Angeline Tubbs

Creature information
- Grouping: Ghosts
- Similar entities: Agnes of Glasgow
- Folklore: New York

Origin
- First attested: 1770s
- Country: United States
- Region: Saratoga Springs, New York
- Details: Spurned or murdered lover abandoned in America by British soldier

= The Witch of Saratoga =

Character from New York folklore

Angeline Tubbs, also known as The Witch of Saratoga (1761 - 1865) was a semi-legendary figure who lived in the area of Saratoga Springs, New York in the 1700s and 1800s.

== Background ==
Tubbs was born in England around 1761, in the Star and Garter Inn in the village of Watford in Northamptonshire. She became engaged to a British officer from the 31st (Huntingdonshire) Regiment of Foot and at age fifteen followed him when he was sent to the colonies to fight in the Revolutionary War. After the British defeat in the Battles of Saratoga, he abandoned her. With no place to go and knowing no one in a strange country, Tubbs supposedly walked fifteen miles through what was then uninhabited wilderness to the neighborhood of Saratoga Springs. There she settled at the base of a hill called Mount Vista, described as "a small mountain one mile north of the village", probably a promontory in the vicinity of Glen Mitchell—
Just north of the village of Saratoga Springs rises a bald promontory of rock - called "Mount Vista" - the gray masses of which impend frowningly over a deep glen beneath.

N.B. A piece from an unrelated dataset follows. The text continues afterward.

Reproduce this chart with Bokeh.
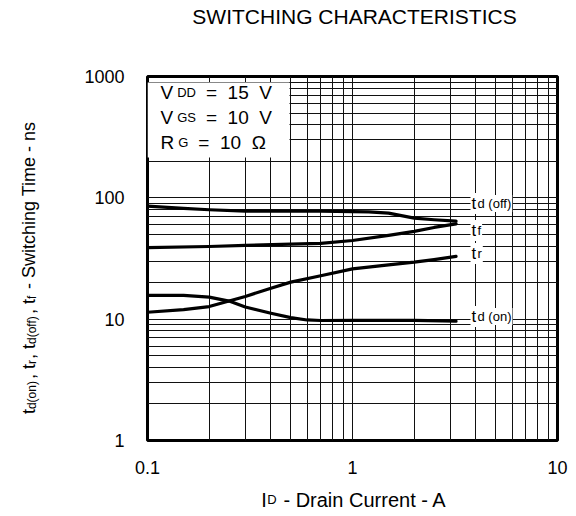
import math
from bokeh.plotting import figure
from bokeh.models import Label, FixedTicker, BoxAnnotation
from bokeh.embed import file_html
from bokeh.resources import INLINE

# ---- data ----
id_off = [0.1, 0.15, 0.2, 0.3, 0.5, 0.7, 1.0, 1.2, 1.5, 2.0, 2.5, 3.2]
td_off = [85.4, 82.0, 79.8, 77.7, 77.5, 77.5, 77.0, 76.5, 74.8, 68.0, 66.0, 64.3]
id_f = [0.1, 0.2, 0.3, 0.5, 0.7, 1.0, 1.5, 2.0, 2.5, 3.2]
tf = [38.8, 39.7, 40.5, 41.6, 42.2, 44.5, 49.0, 52.9, 57.0, 61.0]
id_r = [0.1, 0.15, 0.2, 0.25, 0.3, 0.4, 0.5, 0.7, 1.0, 1.5, 2.0, 2.5, 3.2]
tr = [11.4, 12.0, 12.7, 14.1, 15.4, 18.0, 20.2, 22.8, 26.0, 28.0, 29.5, 31.0, 32.9]
id_on = [0.1, 0.15, 0.2, 0.25, 0.3, 0.4, 0.5, 0.6, 0.7, 1.0, 2.0, 3.2]
td_on = [15.7, 15.7, 15.2, 14.1, 12.6, 11.2, 10.3, 9.85, 9.75, 9.76, 9.76, 9.63]

x_ticks = [0.1, 1, 10]
x_tick_labels = ["0.1", "1", "10"]
y_ticks = [1, 10, 100, 1000]
y_tick_labels = ["1", "10", "100", "1000"]

FONT = "Liberation Sans"
NB = "\u00a0"
BL = 7   # Bokeh places the alphabetic baseline this many px lower than asked

W, H = 570, 512
FL, FT, FR, FB = 147, 76, 557, 440          # frame edges in page pixels
ML, MT, MR, MB = FL, FT, W - FR, H - FB
XDEC = (FR - FL) / 2.0
YDEC = (FB - FT) / 3.0


def xdat(px):
    return 0.1 * 10 ** ((px - FL) / XDEC)


def ydat(py):
    return 10 ** ((FB - py) / YDEC)


p = figure(width=W, height=H, x_axis_type="log", y_axis_type="log",
           x_range=(0.1, 10), y_range=(1, 1000),
           output_backend="svg", toolbar_location=None,
           min_border_left=ML, min_border_right=MR,
           min_border_top=MT, min_border_bottom=MB)
p.title = None
p.background_fill_color = "white"
p.border_fill_color = "white"
p.outline_line_color = "black"
p.outline_line_width = 3

xminor = [m * d for d in (0.1, 1) for m in range(2, 10)]
yminor = [m * d for d in (1, 10, 100) for m in range(2, 10)]
p.xaxis.ticker = FixedTicker(ticks=x_ticks, minor_ticks=xminor)
p.yaxis.ticker = FixedTicker(ticks=y_ticks, minor_ticks=yminor)
p.xaxis.major_label_overrides = {t: l for t, l in zip(x_ticks, x_tick_labels)}
p.yaxis.major_label_overrides = {t: l for t, l in zip(y_ticks, y_tick_labels)}
for ax in (p.xaxis, p.yaxis):
    ax.axis_line_color = None
    ax.major_tick_line_color = None
    ax.minor_tick_line_color = None
    ax.major_tick_out = 0
    ax.major_tick_in = 0
    ax.minor_tick_out = 0
    ax.minor_tick_in = 0
    ax.major_label_text_font = FONT
    ax.major_label_text_font_size = "18px"
    ax.major_label_text_color = "black"
p.yaxis.major_label_standoff = 23
p.xaxis.major_label_standoff = 20

for g in (p.xgrid, p.ygrid):
    g.grid_line_color = "#111111"
    g.grid_line_width = 1
    g.grid_line_alpha = 1
    g.minor_grid_line_color = "#111111"
    g.minor_grid_line_width = 1

for xs, ys in ((id_off, td_off), (id_f, tf), (id_r, tr), (id_on, td_on)):
    p.line(xs, ys, line_color="black", line_width=3.2, line_join="round", line_cap="round")

# Arial / Liberation Sans advance widths (per 1000 em)
CW = {"t": 278, "d": 556, "(": 333, ")": 333, "o": 556, "n": 556, ",": 278, " ": 278,
      NB: 278, "r": 333, "f": 278, "-": 333, "S": 667, "w": 722, "i": 222, "c": 500,
      "h": 556, "g": 556, "T": 611, "m": 833, "e": 556, "s": 500, "I": 278, "D": 722,
      "a": 556, "C": 722, "u": 556, "A": 667, "V": 667, "G": 778, "R": 722, "=": 584,
      "1": 556, "5": 556, "0": 556, "Ω": 768}


def tw(s, size):
    return sum(CW.get(ch, 556) for ch in s) * size / 1000.0


def lab(text, px, py, size, place="center", dx=0, dy=0, rot=False, **kw):
    """Label anchored through the plot's own scales (data units); py is the baseline."""
    if rot:
        px = px - BL
    else:
        py = py - BL
    l = Label(x=xdat(px), y=ydat(py), x_offset=dx, y_offset=dy, text=text,
              text_font=FONT, text_font_size=f"{size}px", text_color="black",
              text_baseline="alphabetic", angle=(math.pi / 2 if rot else 0), **kw)
    if place == "center":
        p.add_layout(l)
    else:
        p.add_layout(l, place)
    return l


# ---- white box behind the test conditions ----
p.add_layout(BoxAnnotation(left=xdat(147), right=xdat(289), bottom=ydat(157), top=ydat(82),
                           fill_color="white", fill_alpha=1, line_color=None))

cond_rows = [("V", "DD", "=", "15", "V"), ("V", "GS", "=", "10", "V"), ("R", "G", "=", "10", "Ω")]
row_base = [99, 124, 149]
CM, CS = 19, 13
for (a, b, eq, num, unit), yb in zip(cond_rows, row_base):
    x = 160
    lab(a, x, yb, CM)
    x += tw(a, CM) + 4
    lab(b, x, yb, CS)
    x += tw(b, CS) + 10
    lab(eq + NB + NB + num + NB + NB + unit, x, yb, CM)

# ---- curve labels ----
curve_labels = [("d (off)", 210), ("f", 237), ("r", 260), ("d (on)", 323)]
for sub, yb in curve_labels:
    lab("t", 470, yb, 17, background_fill_color="white", background_fill_alpha=1, padding=1)
    lab(sub, 476, yb, 13, background_fill_color="white", background_fill_alpha=1, padding=1)

# ---- title (above panel) ----
lab("SWITCHING CHARACTERISTICS", 354, 23, 21, place="above", text_align="center")

# ---- x axis label: I_D - Drain Current - A ----
XM, XS = 20, 13
nD = max(1, round(tw("D", XS) / tw(NB, XM)))
x_main = "I" + NB * nD + " - Drain Current - A"
L = tw(x_main, XM)
x_start = 353.5 - L / 2
lab(x_main, x_start, 506, XM, place="below")
lab("D", x_start + tw("I", XM) + 0.5, 506, XS, place="above")

# ---- y axis label (rotated): t_d(on), t_r, t_d(off), t_f - Switching Time - ns ----
YM, YS = 18, 12
parts = [("t", None), (None, "d(on)"), (", t", None), (None, "r"), (", t", None),
         (None, "d(off)"), (", t", None), (None, "f"), (" - Switching Time - ns", None)]
main = ""
subs = []
pos = 0.0
for m, s in parts:
    if m is not None:
        main += m
        pos += tw(m, YM)
    else:
        n = max(1, round(tw(s, YS) / tw(NB, YM) + 0.2))
        subs.append((s, pos))
        main += NB * n
        pos += n * tw(NB, YM)
Ly = pos
y_bottom = 267 + Ly / 2
BX = 35
lab(main, BX, y_bottom, YM, place="left", rot=True)
for s, off in subs:
    lab(s, BX + 3, y_bottom - off, YS, place="left", rot=True)

open("out.html", "w").write(file_html(p, INLINE))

For many years Tubbs lived there in a hut surrounded by a brood of cats. She developed a reputation as a witch and made a living telling fortunes and trapping. Stone provides the following description:
Had she been mistress of the whirlwind, she could not have been more delighted with storms. She had been seen, her form erect and with extended arms, standing upon the verge of fearful precipices, in the midst of the most awful tempests, conversing, as it were, with unseen spirits, her long, matted hair streaming in the wind, while the thunder was riving the rocks beneath her feet, and the red lightning encircling her as with a winding-sheet of flame.

== Death and legacy ==
Tubbs died in 1865 at the age of 104. Reportedly her ghost can still be seen haunting the woods and she is a popular subject for "ghost walks".